In theory, given the PC and registers prior to the instruction that caused the trap, the trap service routine can simulate the execution of the next instruction to determine all of the memory addresses it might use; for each address, it can check to see which of these might have caused the trap. This is simple enough that on some machines, the memory management units do not save the actual virtual address that was used to cause the trap; in this case, the address must be computed by the prologue to the trap service routine. The software is simplified, however, if the MMU saves the virtual address that caused the trap, thus saving the trap service routine from having to simulate an instruction cycle.

Here, in outline form, is a generic page fault service routine:

page fault service routine:
    -- prologue
    save the state prior to the instruction that caused the trap

    -- find necessary information about cause of fault
    va = virtual address that was referenced
    op = operation that was attempted (read or write)

    -- is this an access violation?
    if map[va.pagenumber].rights = read_only
    and if op = write
        handle as user access violation (bus trap!)
    else

        -- find a free page frame
        if there are free page frames
            pa = free frame address
        else

            -- page replacement policy
            pa = address of page to replace
            va' = virtual address of page in that frame
            write( pa, diskaddress( va' ))
            update virtual address map, etc to reflect change
        endif

        -- bring in the required page
        read( pa, diskaddress( va ))
        update virtual address map, etc to reflect change

        -- epilogue
        restore saved state
        return from page fault service routine
    endif
This outline leaves us with two important choices; what page(s) should be copied into main memory from disk, and, assuming that main memory is full, what page(s) should be copied out from main memory to disk in order to make space.

There is also the question of what disk address should be mapped to each virtual address. Some systems simply set aside a disk device or a partition of a disk device (a virtual disk) to hold the entire range of legal virtual addresses. On these systems, if we assume that the page size equals the size of a disk sector, we can use the page number directly as a sector number on the disk or disk partition. Another approach is to set aside a disk file in the file system for each virtual address space. This makes sense in systems that support multiple virtual address spaces; when this is done, we can use the virtual address of a page as the offset into the file for reading and writing the saved copy of each page.

What page should be copied into main memory?
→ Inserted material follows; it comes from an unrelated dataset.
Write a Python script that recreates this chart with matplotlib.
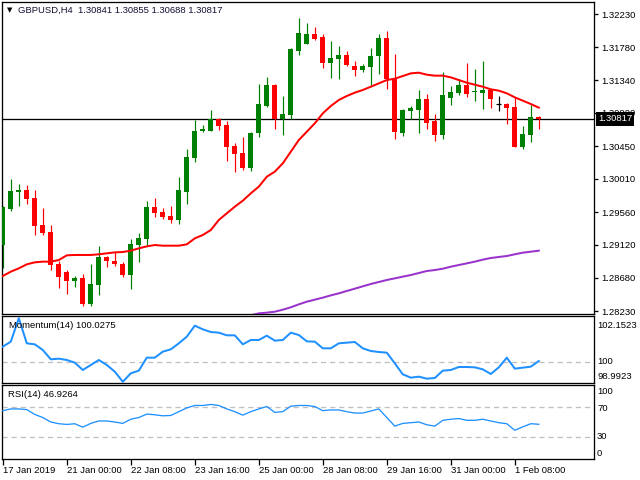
import matplotlib
matplotlib.use("Agg")
import matplotlib.pyplot as plt
import numpy as np

plt.rcParams['font.family'] = ['Liberation Sans', 'DejaVu Sans']

# ---------------- data ----------------
title_text = "GBPUSD,H4  1.30841 1.30855 1.30688 1.30817"

opens = [1.29119, 1.29600, 1.29833, 1.29860, 1.29752, 1.29389, 1.29294, 1.28863, 1.28756, 1.28639,
         1.28675, 1.28325, 1.28581, 1.28958, 1.28904, 1.28863, 1.28715, 1.29119, 1.29200, 1.29631,
         1.29564, 1.29510, 1.29456, 1.29837, 1.30295, 1.30654, 1.30659, 1.30812, 1.30731, 1.30452,
         1.30358, 1.30161, 1.30628, 1.30996, 1.31274, 1.30816, 1.30870, 1.31732, 1.31831, 1.31961,
         1.31920, 1.31575, 1.31624, 1.31678, 1.31530, 1.31480, 1.31521, 1.31664, 1.31907, 1.31359,
         1.30632, 1.30928, 1.30942, 1.31085, 1.30789, 1.30605, 1.31103, 1.31171, 1.31274, 1.31175,
         1.31171, 1.31211, 1.31014, 1.31018, 1.30978, 1.30443, 1.30605, 1.30841]
highs = [1.29644, 1.30008, 1.29941, 1.29923, 1.29855, 1.29618, 1.29389, 1.28899, 1.28782, 1.28706,
         1.28729, 1.28863, 1.29106, 1.28967, 1.29025, 1.28890, 1.29200, 1.29281, 1.29712, 1.29748,
         1.29618, 1.29644, 1.30035, 1.30412, 1.30803, 1.30735, 1.30937, 1.30825, 1.30785, 1.30488,
         1.30574, 1.30641, 1.31292, 1.31382, 1.31287, 1.31126, 1.31772, 1.32176, 1.32109, 1.32055,
         1.31961, 1.31866, 1.31799, 1.31732, 1.31597, 1.31557, 1.31772, 1.31961, 1.32001, 1.31691,
         1.30951, 1.30991, 1.31207, 1.31153, 1.30883, 1.31449, 1.31260, 1.31359, 1.31570, 1.31489,
         1.31597, 1.31225, 1.31126, 1.31032, 1.31112, 1.30722, 1.31005, 1.30855]
lows = [1.28814, 1.29582, 1.29649, 1.29667, 1.29254, 1.29254, 1.28782, 1.28545, 1.28464, 1.28558,
        1.28298, 1.28298, 1.28446, 1.28823, 1.28836, 1.28688, 1.28531, 1.28890, 1.29119, 1.29501,
        1.29469, 1.29420, 1.29406, 1.29676, 1.30241, 1.30641, 1.30659, 1.30668, 1.30255, 1.30107,
        1.30134, 1.30120, 1.30578, 1.30982, 1.30686, 1.30605, 1.30816, 1.31678, 1.31831, 1.31880,
        1.31507, 1.31368, 1.31355, 1.31530, 1.31400, 1.31453, 1.31274, 1.31422, 1.31220, 1.30551,
        1.30592, 1.30816, 1.30632, 1.30686, 1.30524, 1.30551, 1.31009, 1.31144, 1.31117, 1.31063,
        1.30955, 1.30969, 1.30928, 1.30753, 1.30443, 1.30417, 1.30511, 1.30688]
closes = [1.29635, 1.29846, 1.29860, 1.29743, 1.29380, 1.29285, 1.28850, 1.28693, 1.28639, 1.28679,
          1.28325, 1.28594, 1.28958, 1.28904, 1.28863, 1.28715, 1.29133, 1.29214, 1.29631, 1.29555,
          1.29496, 1.29456, 1.29860, 1.30304, 1.30654, 1.30681, 1.30816, 1.30726, 1.30443, 1.30349,
          1.30161, 1.30628, 1.31018, 1.31274, 1.30816, 1.30883, 1.31759, 1.31974, 1.31961, 1.31893,
          1.31575, 1.31638, 1.31678, 1.31543, 1.31480, 1.31530, 1.31664, 1.31907, 1.31355, 1.30645,
          1.30937, 1.30964, 1.31085, 1.30767, 1.30605, 1.31139, 1.31180, 1.31274, 1.31157, 1.31184,
          1.31211, 1.31090, 1.31014, 1.30969, 1.30443, 1.30614, 1.30843, 1.30817]

ma_fast = [1.28702, 1.28760, 1.28805, 1.28859, 1.28886, 1.28895, 1.28895, 1.28917, 1.28980, 1.28985,
           1.28985, 1.28985, 1.28994, 1.29007, 1.29020, 1.29025, 1.29043, 1.29074, 1.29101, 1.29119,
           1.29110, 1.29110, 1.29110, 1.29128, 1.29209, 1.29254, 1.29321, 1.29456, 1.29546, 1.29635,
           1.29716, 1.29815, 1.29905, 1.30039, 1.30107, 1.30219, 1.30376, 1.30533, 1.30645, 1.30758,
           1.30892, 1.30991, 1.31072, 1.31126, 1.31171, 1.31207, 1.31251, 1.31296, 1.31341, 1.31359,
           1.31395, 1.31431, 1.31440, 1.31413, 1.31400, 1.31400, 1.31377, 1.31341, 1.31305, 1.31278,
           1.31251, 1.31216, 1.31198, 1.31162, 1.31108, 1.31063, 1.31018, 1.30969]

ma_slow_first_bar = 31
ma_slow = [1.28172, 1.28199, 1.28208, 1.28221, 1.28248, 1.28280, 1.28320, 1.28356, 1.28383, 1.28410,
           1.28441, 1.28468, 1.28500, 1.28531, 1.28563, 1.28594, 1.28621, 1.28648, 1.28670, 1.28693,
           1.28715, 1.28742, 1.28769, 1.28782, 1.28800, 1.28827, 1.28850, 1.28872, 1.28895, 1.28922,
           1.28944, 1.28958, 1.28971, 1.28994, 1.29016, 1.29029, 1.29043]

momentum = [100.706, 100.942, 102.050, 100.863, 100.816, 100.549, 100.109, 100.140, 100.077, 99.952,
            99.606, 99.842, 100.077, 99.842, 99.527, 99.050, 99.449, 99.574, 100.187, 100.187,
            100.470, 100.580, 100.863, 101.178, 101.697, 101.524, 101.398, 101.366, 101.241, 101.241,
            100.816, 101.021, 101.021, 101.225, 100.989, 101.021, 101.366, 101.256, 100.958, 100.942,
            100.628, 100.628, 100.863, 100.895, 100.926, 100.628, 100.502, 100.455, 100.423, 99.920,
            99.401, 99.244, 99.291, 99.197, 99.228, 99.574, 99.606, 99.747, 99.747, 99.731,
            99.637, 99.417, 99.731, 100.187, 99.669, 99.716, 99.763, 100.0275]

rsi = [65.35, 67.67, 67.67, 66.74, 60.23, 56.05, 50.00, 47.67, 46.74, 47.67,
       43.02, 48.14, 51.40, 51.40, 50.00, 48.14, 53.72, 56.05, 60.70, 59.76,
       58.37, 58.83, 63.95, 69.07, 72.32, 72.32, 73.72, 72.32, 67.67, 63.95,
       59.30, 63.95, 67.67, 70.93, 63.02, 63.95, 71.39, 72.32, 72.32, 70.93,
       65.35, 66.28, 66.28, 63.95, 62.09, 62.09, 64.88, 67.67, 56.05, 44.42,
       48.14, 49.07, 50.00, 46.28, 44.42, 52.32, 53.72, 54.65, 52.32, 52.32,
       53.72, 51.40, 49.07, 47.67, 38.84, 43.49, 47.67, 46.9264]

momentum_label = "Momentum(14) 100.0275"
rsi_label = "RSI(14) 46.9264"

price_tick_labels = ["1.32230", "1.31780", "1.31340", "1.30900", "1.30450",
                     "1.30010", "1.29560", "1.29120", "1.28680", "1.28230"]
price_range = (1.28190, 1.32392)
last_price = 1.30817

momentum_range = (98.9923, 102.1523)
momentum_scale_labels = ["102.1523", "100", "98.9923"]
rsi_scale_labels = ["100", "70", "30", "0"]

time_labels = ["17 Jan 2019", "21 Jan 00:00", "22 Jan 08:00", "23 Jan 16:00", "25 Jan 00:00",
               "28 Jan 08:00", "29 Jan 16:00", "31 Jan 00:00", "1 Feb 08:00"]
bars_per_time_label = 8

# ---------------- figure ----------------
W, H = 640, 480
fig = plt.figure(figsize=(6.4, 4.8), dpi=100)
fig.patch.set_facecolor('white')


def rect(x0, y0, x1, y1):
    return [x0 / W, 1 - y1 / H, (x1 - x0) / W, (y1 - y0) / H]


ax = fig.add_axes(rect(2, 2, 594, 314))
axm = fig.add_axes(rect(2, 316, 594, 383))
axr = fig.add_axes(rect(2, 385, 594, 459))

PX = 0.72  # one pixel in points
FS = 6.8
GREEN = '#008000'
RED = '#FF0000'
BLUE = '#1E90FF'
PURPLE = '#9932CC'
GRID = '#C0C0C0'

n = len(opens)
x = np.arange(n)
o = np.array(opens)
h = np.array(highs)
l = np.array(lows)
c = np.array(closes)

for a in (ax, axm, axr):
    a.set_xlim(-0.1, 73.9)
    a.set_facecolor('white')
    for s in a.spines.values():
        s.set_linewidth(1.0 * PX * 1.3)
        s.set_color('black')
    a.set_xticks([])
    a.tick_params(axis='x', which='both', length=0)

# ---------- main panel ----------
ax.set_ylim(*price_range)
ax.axhline(last_price, color='black', lw=PX * 1.3, zorder=1)

up = c > o
down = c < o
doji = c == o
wick_colors = np.where(up, GREEN, np.where(down, RED, 'black'))
ax.vlines(x, l, h, colors=wick_colors, lw=PX * 1.2, zorder=2)
px_price = (price_range[1] - price_range[0]) / 312.0
body_h = np.maximum(np.abs(c - o), px_price)
body_b = np.minimum(o, c)
mask = ~doji
ax.bar(x[mask], body_h[mask], bottom=body_b[mask], width=0.62,
       color=[GREEN if u else RED for u in up[mask]], linewidth=0, zorder=3)
ax.hlines(c[doji], x[doji] - 0.31, x[doji] + 0.31, colors='black', lw=PX * 1.2, zorder=3)

ax.plot(x, ma_fast, color=RED, lw=2 * PX, zorder=4)
xs = np.arange(ma_slow_first_bar, ma_slow_first_bar + len(ma_slow))
ax.plot(xs, ma_slow, color=PURPLE, lw=2 * PX, zorder=4)

ax.yaxis.tick_right()
ax.set_yticks([float(t) for t in price_tick_labels])
ax.set_yticklabels(price_tick_labels)
ax.tick_params(axis='y', direction='out', length=3 * PX * 1.39, width=PX * 1.3,
               pad=2.2, labelsize=FS, colors='black')

ax.annotate(f"{last_price:.5f}", xy=(1.0, last_price), xycoords=('axes fraction', 'data'),
            xytext=(3.0, 0), textcoords='offset points', ha='left', va='center',
            fontsize=FS, color='white', zorder=10, annotation_clip=False,
            bbox=dict(boxstyle='square,pad=0.22', fc='black', ec='none'))

fig.text(7 / W, 1 - 10.5 / H, "\u25BC", fontsize=5, family='DejaVu Sans',
         ha='left', va='center', color='black')
fig.text(18 / W, 1 - 10.5 / H, title_text, fontsize=FS, ha='left', va='center',
         color='#101030')

# ---------- momentum ----------
axm.set_ylim(*momentum_range)
axm.axhline(100, color=GRID, lw=PX * 1.3, ls=(0, (4, 3)), zorder=1)
axm.plot(x, momentum, color=BLUE, lw=2 * PX, zorder=3)
axm.set_yticks([])
axm.text(7 / 592, 1 - 10 / 67, momentum_label, transform=axm.transAxes,
         fontsize=FS, ha='left', va='center', color='black')
mom_offsets = [-7.2, 0.0, 4.5]
for lab, dy in zip(momentum_scale_labels, mom_offsets):
    axm.annotate(lab, xy=(1.0, float(lab)), xycoords=('axes fraction', 'data'),
                 xytext=(2.2, dy), textcoords='offset points', ha='left', va='center',
                 fontsize=FS, color='black', annotation_clip=False)

# ---------- RSI ----------
axr.set_ylim(0, 100)
for lvl in (70, 30):
    axr.axhline(lvl, color=GRID, lw=PX * 1.3, ls=(0, (4, 3)), zorder=1)
axr.plot(x, rsi, color=BLUE, lw=PX * 1.3, zorder=3)
axr.set_yticks([])
axr.text(6 / 592, 1 - 9.5 / 74, rsi_label, transform=axr.transAxes,
         fontsize=FS, ha='left', va='center', color='black')
rsi_offsets = [-5.0, -1.0, 0.0, 4.3]
for lab, dy in zip(rsi_scale_labels, rsi_offsets):
    axr.annotate(lab, xy=(1.0, float(lab)), xycoords=('axes fraction', 'data'),
                 xytext=(2.2, dy), textcoords='offset points', ha='left', va='center',
                 fontsize=FS, color='black', annotation_clip=False)

tick_bars = np.arange(len(time_labels)) * bars_per_time_label
axr.set_xticks(tick_bars)
axr.set_xticklabels(time_labels, ha='left')
axr.tick_params(axis='x', direction='out', length=4 * PX * 1.39, width=PX * 1.3,
                pad=1.0, labelsize=FS, colors='black')

fig.savefig("out.png", dpi=100, facecolor='white')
When a page fault occurs because a program tried to access a specific virtual address that was not currently mapped into main memory, we must bring that page into memory. If this is the only way pages come into main memory, we say that our virtual memory system uses pure demand paging. That is, pages are only brought into memory on demand.

If, on the other hand, our system attempts to guess the identity of pages that will be needed in the near future and brings these into main memory along with the pages that were demanded, we say it uses anticipatory paging. That is, the system tries to anticipate pages that will be needed soon.

A typical anticipation scheme is based on the observation that most instructions are executed sequentially, and many operand references are located in sequential memory locations. Therefore, we can estimate the likelihood that a memory reference to page X will be followed in the near term by a reference to page X+1. If the likelihood is under 1/2, it is obvious we should not bring in page X+1; if the likelihood is sufficiently greater than half, there is a good chance that we will gain by an anticipatory transfer.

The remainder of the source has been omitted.